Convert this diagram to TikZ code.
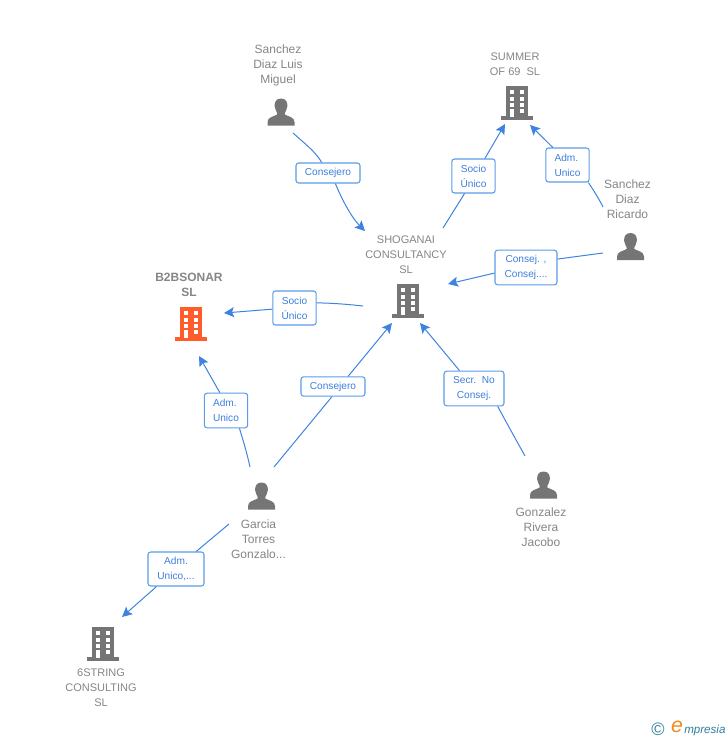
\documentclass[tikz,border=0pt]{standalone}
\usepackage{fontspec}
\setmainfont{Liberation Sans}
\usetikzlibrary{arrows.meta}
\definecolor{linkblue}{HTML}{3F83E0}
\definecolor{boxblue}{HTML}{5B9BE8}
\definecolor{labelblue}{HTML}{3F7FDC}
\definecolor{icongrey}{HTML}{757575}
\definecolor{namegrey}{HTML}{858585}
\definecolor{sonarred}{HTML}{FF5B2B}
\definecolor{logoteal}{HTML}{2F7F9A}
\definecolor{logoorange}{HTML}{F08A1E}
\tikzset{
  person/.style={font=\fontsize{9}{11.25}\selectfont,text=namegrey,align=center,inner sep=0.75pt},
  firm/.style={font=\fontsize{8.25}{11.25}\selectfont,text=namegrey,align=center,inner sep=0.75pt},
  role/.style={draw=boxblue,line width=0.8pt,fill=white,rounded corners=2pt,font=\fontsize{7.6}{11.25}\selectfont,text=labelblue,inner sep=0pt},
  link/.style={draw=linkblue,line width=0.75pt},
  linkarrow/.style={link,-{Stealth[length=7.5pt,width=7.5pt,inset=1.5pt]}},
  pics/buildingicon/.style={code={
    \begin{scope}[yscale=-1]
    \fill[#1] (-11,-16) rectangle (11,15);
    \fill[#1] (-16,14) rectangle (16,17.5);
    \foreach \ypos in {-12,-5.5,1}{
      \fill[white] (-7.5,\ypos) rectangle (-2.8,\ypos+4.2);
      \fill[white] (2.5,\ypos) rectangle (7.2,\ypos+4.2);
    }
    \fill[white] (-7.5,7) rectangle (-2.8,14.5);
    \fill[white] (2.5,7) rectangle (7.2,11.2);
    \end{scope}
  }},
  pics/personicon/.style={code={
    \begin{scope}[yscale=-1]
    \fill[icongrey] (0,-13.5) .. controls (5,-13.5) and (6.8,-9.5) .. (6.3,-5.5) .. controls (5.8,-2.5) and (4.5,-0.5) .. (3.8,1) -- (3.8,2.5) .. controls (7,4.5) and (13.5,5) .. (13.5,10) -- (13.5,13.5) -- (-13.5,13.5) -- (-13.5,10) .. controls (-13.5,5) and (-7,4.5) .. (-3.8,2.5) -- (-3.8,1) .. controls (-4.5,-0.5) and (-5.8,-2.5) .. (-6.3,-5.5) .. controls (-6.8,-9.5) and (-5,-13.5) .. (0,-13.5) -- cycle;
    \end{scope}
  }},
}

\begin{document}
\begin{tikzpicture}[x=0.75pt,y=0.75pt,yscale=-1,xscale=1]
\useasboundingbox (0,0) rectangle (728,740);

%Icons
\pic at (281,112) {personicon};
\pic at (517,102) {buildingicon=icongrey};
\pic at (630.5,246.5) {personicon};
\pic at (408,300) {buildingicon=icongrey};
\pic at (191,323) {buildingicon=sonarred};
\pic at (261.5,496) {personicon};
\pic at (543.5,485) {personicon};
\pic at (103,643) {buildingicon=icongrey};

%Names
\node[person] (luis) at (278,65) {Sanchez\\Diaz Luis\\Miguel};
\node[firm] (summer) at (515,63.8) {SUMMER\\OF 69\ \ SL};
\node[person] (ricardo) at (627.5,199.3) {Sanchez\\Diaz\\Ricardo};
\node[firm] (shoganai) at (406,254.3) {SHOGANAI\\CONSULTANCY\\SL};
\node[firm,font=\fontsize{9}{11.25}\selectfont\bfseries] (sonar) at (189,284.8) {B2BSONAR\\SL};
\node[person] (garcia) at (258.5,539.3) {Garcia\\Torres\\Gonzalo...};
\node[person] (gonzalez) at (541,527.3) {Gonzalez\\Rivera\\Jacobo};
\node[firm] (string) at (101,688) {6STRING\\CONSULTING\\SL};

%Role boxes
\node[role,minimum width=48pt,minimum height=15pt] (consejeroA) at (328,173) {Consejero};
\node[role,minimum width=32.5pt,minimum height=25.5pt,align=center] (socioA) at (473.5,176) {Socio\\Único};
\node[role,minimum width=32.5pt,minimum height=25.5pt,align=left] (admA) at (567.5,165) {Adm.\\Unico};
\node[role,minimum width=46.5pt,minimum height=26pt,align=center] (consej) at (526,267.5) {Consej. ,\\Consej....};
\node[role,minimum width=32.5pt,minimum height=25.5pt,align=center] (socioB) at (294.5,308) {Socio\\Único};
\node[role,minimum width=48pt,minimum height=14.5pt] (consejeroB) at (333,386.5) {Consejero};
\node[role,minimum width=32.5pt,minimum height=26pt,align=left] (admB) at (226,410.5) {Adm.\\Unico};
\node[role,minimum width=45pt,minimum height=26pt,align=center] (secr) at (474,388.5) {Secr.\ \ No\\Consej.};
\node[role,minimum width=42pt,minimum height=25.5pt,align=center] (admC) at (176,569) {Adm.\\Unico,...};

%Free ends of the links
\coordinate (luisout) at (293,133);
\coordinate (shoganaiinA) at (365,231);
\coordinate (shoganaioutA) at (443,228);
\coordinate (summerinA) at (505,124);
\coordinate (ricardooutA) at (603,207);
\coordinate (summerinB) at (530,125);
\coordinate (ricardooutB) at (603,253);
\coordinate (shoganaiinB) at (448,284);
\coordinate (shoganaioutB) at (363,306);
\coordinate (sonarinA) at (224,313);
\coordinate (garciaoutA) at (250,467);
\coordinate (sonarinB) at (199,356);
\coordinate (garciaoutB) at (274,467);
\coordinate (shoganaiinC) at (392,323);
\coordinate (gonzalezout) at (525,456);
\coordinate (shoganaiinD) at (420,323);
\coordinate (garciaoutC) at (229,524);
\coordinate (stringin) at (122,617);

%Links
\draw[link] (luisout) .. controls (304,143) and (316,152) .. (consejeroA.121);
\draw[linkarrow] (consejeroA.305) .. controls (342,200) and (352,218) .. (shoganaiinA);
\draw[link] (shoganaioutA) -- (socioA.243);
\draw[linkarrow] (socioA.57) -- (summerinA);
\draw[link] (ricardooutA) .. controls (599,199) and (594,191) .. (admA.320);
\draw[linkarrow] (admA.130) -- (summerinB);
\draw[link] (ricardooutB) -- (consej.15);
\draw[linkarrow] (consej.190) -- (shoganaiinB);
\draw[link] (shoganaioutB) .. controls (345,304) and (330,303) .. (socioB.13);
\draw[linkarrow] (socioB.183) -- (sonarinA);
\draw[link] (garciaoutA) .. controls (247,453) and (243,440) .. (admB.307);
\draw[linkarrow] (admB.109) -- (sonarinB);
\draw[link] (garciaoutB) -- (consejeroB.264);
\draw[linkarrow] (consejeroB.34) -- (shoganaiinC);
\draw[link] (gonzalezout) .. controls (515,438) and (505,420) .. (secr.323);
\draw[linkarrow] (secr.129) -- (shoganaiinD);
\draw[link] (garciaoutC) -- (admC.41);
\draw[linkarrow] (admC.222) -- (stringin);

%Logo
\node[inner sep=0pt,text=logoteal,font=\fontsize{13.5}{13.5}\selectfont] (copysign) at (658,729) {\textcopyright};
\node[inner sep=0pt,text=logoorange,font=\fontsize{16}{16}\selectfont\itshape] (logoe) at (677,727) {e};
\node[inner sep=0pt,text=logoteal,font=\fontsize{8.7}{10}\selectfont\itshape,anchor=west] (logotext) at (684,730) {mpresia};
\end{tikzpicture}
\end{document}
┄┄┄┄┄┄┄┄┄┄
*EXERCISE GOAL*
Go through the preceding material and copy each line that has the word "code".

*RESPONSE FOR THIS EXERCISE*
Convert this diagram to TikZ code.
  pics/buildingicon/.style={code={
  pics/personicon/.style={code={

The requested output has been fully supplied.